The unusual biopic "Sex & Drugs & Rock & Roll" is a quintessentially British excursion into the punk rock scene circa the 1970's. In a highly stylized fashion, director Mat Whitecross has tweaked expected musical biography conventions to dramatize the life of Ian Dury (Ian Dury and the Blockheads). This chaotic entertainment has many strengths and begins with a flourish of visual mischief to introduce Dury as a showman before settling into a more conventional narrative approach. If you are a fan of Dury or, indeed punk rock, then recommending "Sex & Drugs & Rock & Roll" seems an easy task. However, if you have yet to be initiated, the film may be a little harder to sell. As with most films of this nature, Dury's artistry and talent are influenced by a troubled past and, quite frankly, his depiction does not always present the most pleasant of viewing experiences. At times, though, I don't know that "Sex & Drugs & Rock & Roll" went far enough. Dury's debauchery seemed perfectly palatable to everyone in his immediate circle--until it wasn't. There was a certain lack of focus on developing supporting characters which made it unclear as to when they thought he was behaving badly.
But I'm jumping ahead. Dury is played with mush gusto by Andy Serkis (and yes, I'm one of the nerds who thinks his performance as Gollum in "The Lord of the Rings" was worthy of an Oscar nomination). Serkis was a nominated for a BAFTA for this larger than life portrayal, and it's easy to see why. The film chronicles Dury's childhood battle with polio and outlines his relationships with his absentee father (Ray Winstone), his put-upon wife (Olivia Williams), and his nubile life partner (Naomie Harris). But most of the dramatic heft is saved for Dury's troubled, yet remarkably sane, relationship with his son (Bill Milner). Strangely enough, Dury's musical accomplishments are given fairly short shrift. If you have no preexisting knowledge of the rise of Dury's career, don't expect "Sex & Drugs & Rock & Roll" to connect all the dots. How he became a success still seems a bit vague to me. For the first half of the film he sat at home writing. Than, with no transition or explanation, he was playing sold out concert halls.
In truth, I would have appreciated more exposition. I feel that "Sex & Drugs & Rock & Roll" kept me at a distance from the real Dury. As I mentioned, aside from Milner, it seems that the entire cast exists to react to Dury without being fully formed as characters in their own right. So this left me a little cold. But, if anything, there's still Serkis and his dynamic performance. His scenes with Milner are easily the most effective and affecting dramatic moments in the film. And anytime Serkis performs a number, "Sex & Drugs & Rock & Roll" ignites! The musical sequences have terrific flair, drama, and urgency.
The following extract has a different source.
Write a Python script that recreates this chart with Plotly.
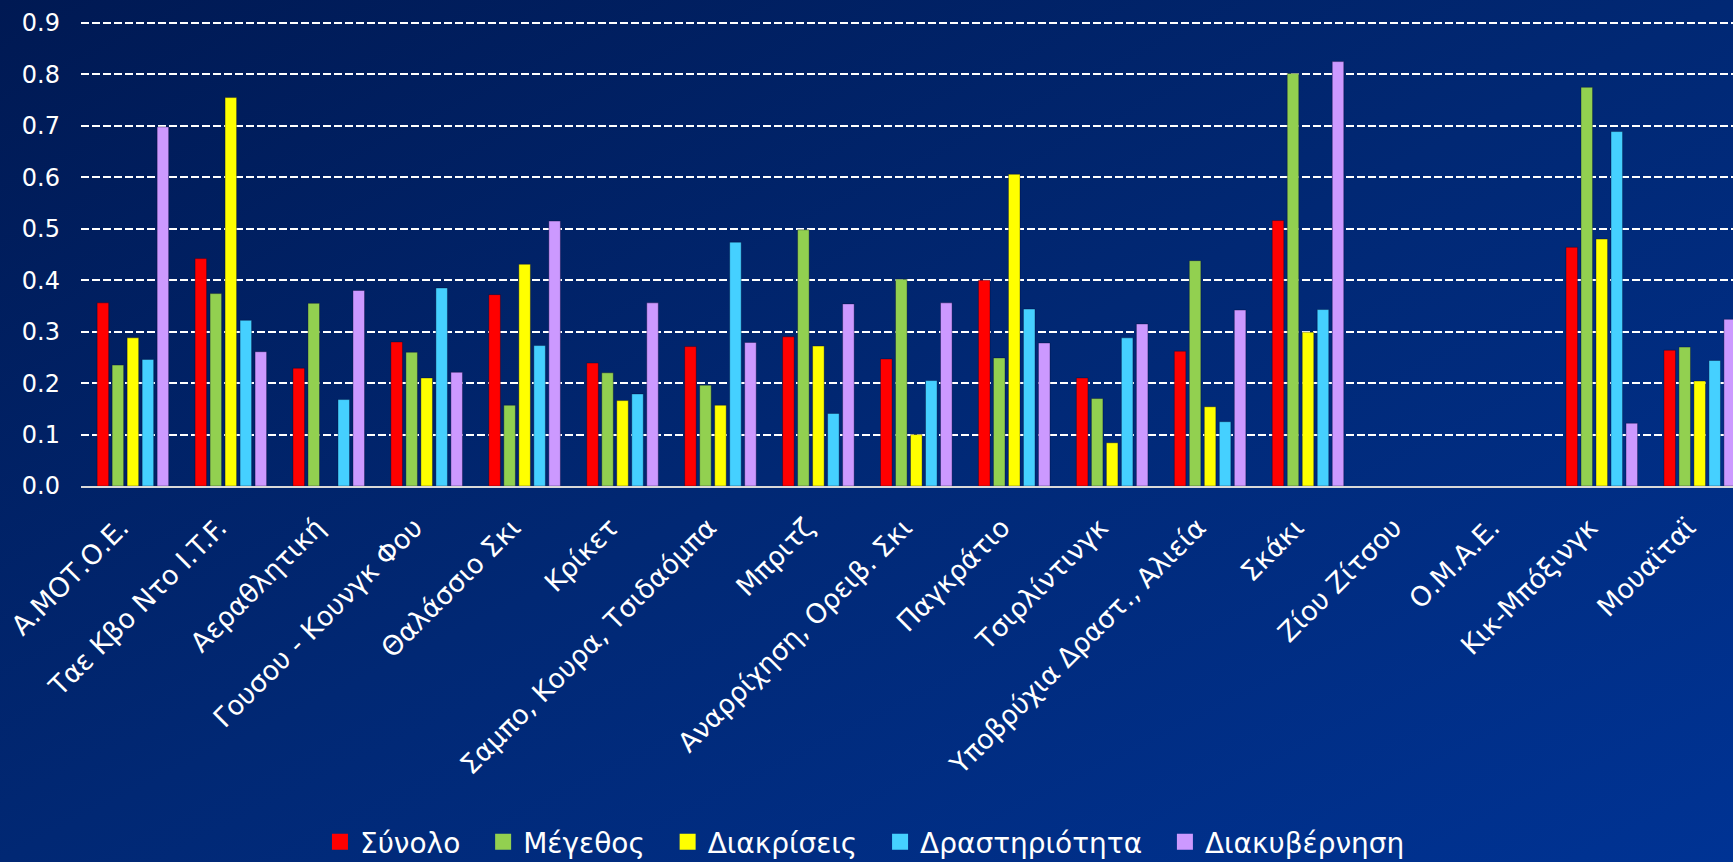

The DVD presentation includes a featurette with the film's director, interviews, commentary, and deleted scenes. They are an enlightening peak inside the passion that brought this film to fruition as it was clearly a personal project for Whitecross. In the end, "Sex & Drugs & Rock & Roll" was a good, if sometimes incomplete, look at Dury. I retained an emotional distance throughout the picture, but was captivated by the music, the period details, and especially by the incomparable Serkis! And there's no denying, the picture goes out with a bang! KGHarris, 1/11.